Arapçada, korkma, ürperme, irkilme ma’nâlarına gelen havf; ıstılâhî ma’nâsı itibariyle; şer’an haram olmayıp da daha hafif mertebede memnu bulunan bir şeyi işlemekten sakınma anlamına, sofiyece de; “recâ” duygusunun yanında, hak yolcusunun emniyete düşüp aldanmaması ve kuruntulara takılıp kalmaması için manevî seyr ü seferde hem bir denge unsuru ve hem de nâz u şatahata götürecek düşünceleri tadîl eden bir iksirdir.
Havf, Kuşeyrî’ye göre; ma’nâ yolcusunun, Allah’ın sevmediği, hoşlanmadığı şeylerden sakınmasını ve uzak kalmasını sağlayan, onun içindeki bir korku duygusu şeklinde yorumlanmıştır ve daha çok da, gelecekle alâkalı gösterilmiştir.
Havfın en aşağı mertebesi, imanın şartı ve muktezası olan havftır ki : “ -Eğer gerçek mü’min iseniz benden korkun” (Âl-i İmrân, 3/175) meâlindeki âyet buna işaret etmektedir. Bunun bir üstü ilim buudlu havftır ki: “ -Allah’tan, kulları arasında ancak alimler hakkıyla korkar” (Fâtır, 35/28) âyeti de bu mertebeyi ihtar eder. Daha üst bir mertebe ise marifet mertebesidir ve heybet televvünlüdür ki: “ -Allah size kendisine karşı ürperti içinde bulunmanızı emreder” (Âl-i İmran, 3/28, 30) beyan-ı sübhânîsi de bunu hatırlatır.

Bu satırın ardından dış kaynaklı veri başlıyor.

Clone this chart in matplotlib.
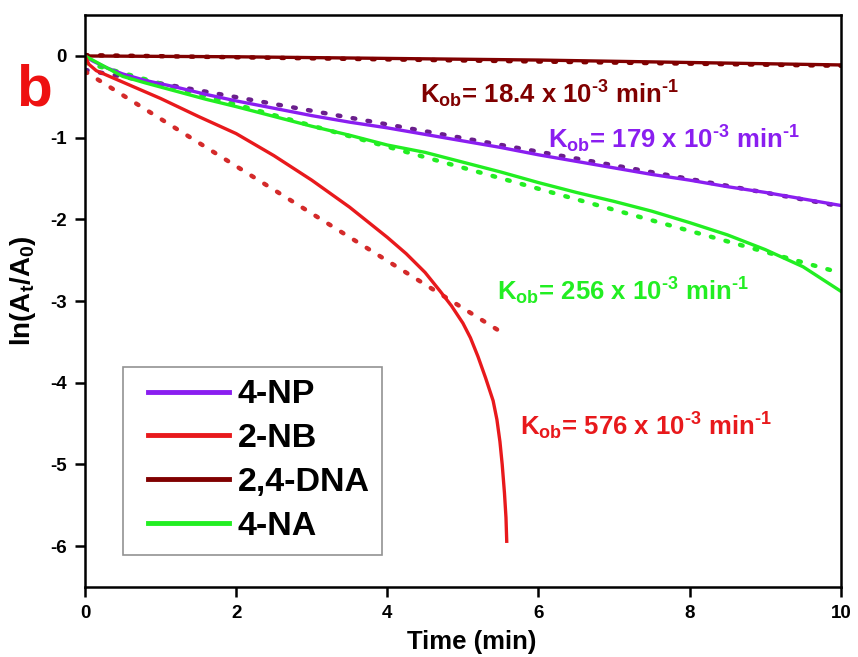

Haşyet, kâmil ma’nâda bir enbiyâ hususiyetidir.. nebiler, sürekli içinde âdetâ İsrafil’in sûrunun duyulduğu bu atmosferde ve Hakk’ın, azamet u celâlinin savleti karşısında bir can ile ölür, birkaç can televvünü ile dirilirler. Onların his, şuur ve idrâk ufuklarında her zaman: “ -Cenab-ı Hakk azametle dağa tecelli edince, dağ şâk şâk oldu, parçalandı ve Musa kendinden geçip bayıldı” (A’râf, 7/143) gerçeğinin tulû ve gurûbları yaşanır.
Akrabü’l-Mukarrabîn ve Seyyidü’l-Haşiyîn de: “Ben sizin görmediğinizi görüyor, duymadığınızı duyuyorum; bilebilseniz ki, gök bir gıcırdayışla gıcırdayıp inledi ki!. Zaten öyle olması gerekirdi; zira göklerde meleklerin secdegâhı olmayan dört parmak kadar bile boş yer yoktur. Allah’a yemin ederim ki, eğer azamet-i ilâhî adına benim bildiğimi bilseydiniz, az güler çok ağlardınız, hatta zevcelerinizle bir arada bulunmaktan kaçınır, dağ ve sahralarda çığlık çığlık Allah’a yalvarırdınız” buyurur. Bu hadiste hem Peygamberin ilticâ buudlu haşyeti -ki, kendi, bilinebilecek herşeyi bildiği halde firarı değil O’na sığınmayı seçmiştir- hem de diğer insanların firar buudlu heybetlerini anlatmıştır.. ve Ebu Zerr hadîsdeki: “Keşke, kökünden sökülen ve kesilip-biçilen bir ağaç olsaydım” ilavesiyle kendi hesabına bu düşünceye beliğ bir tercümandır..!
Ebû Süleyman-ı Dârânî: “Kulun, havf ve recâ arası bir yol tutup gitmesi esas olmakla beraber, her zaman kalbin korku ve saygıyla atması daha emin bir yoldur” der.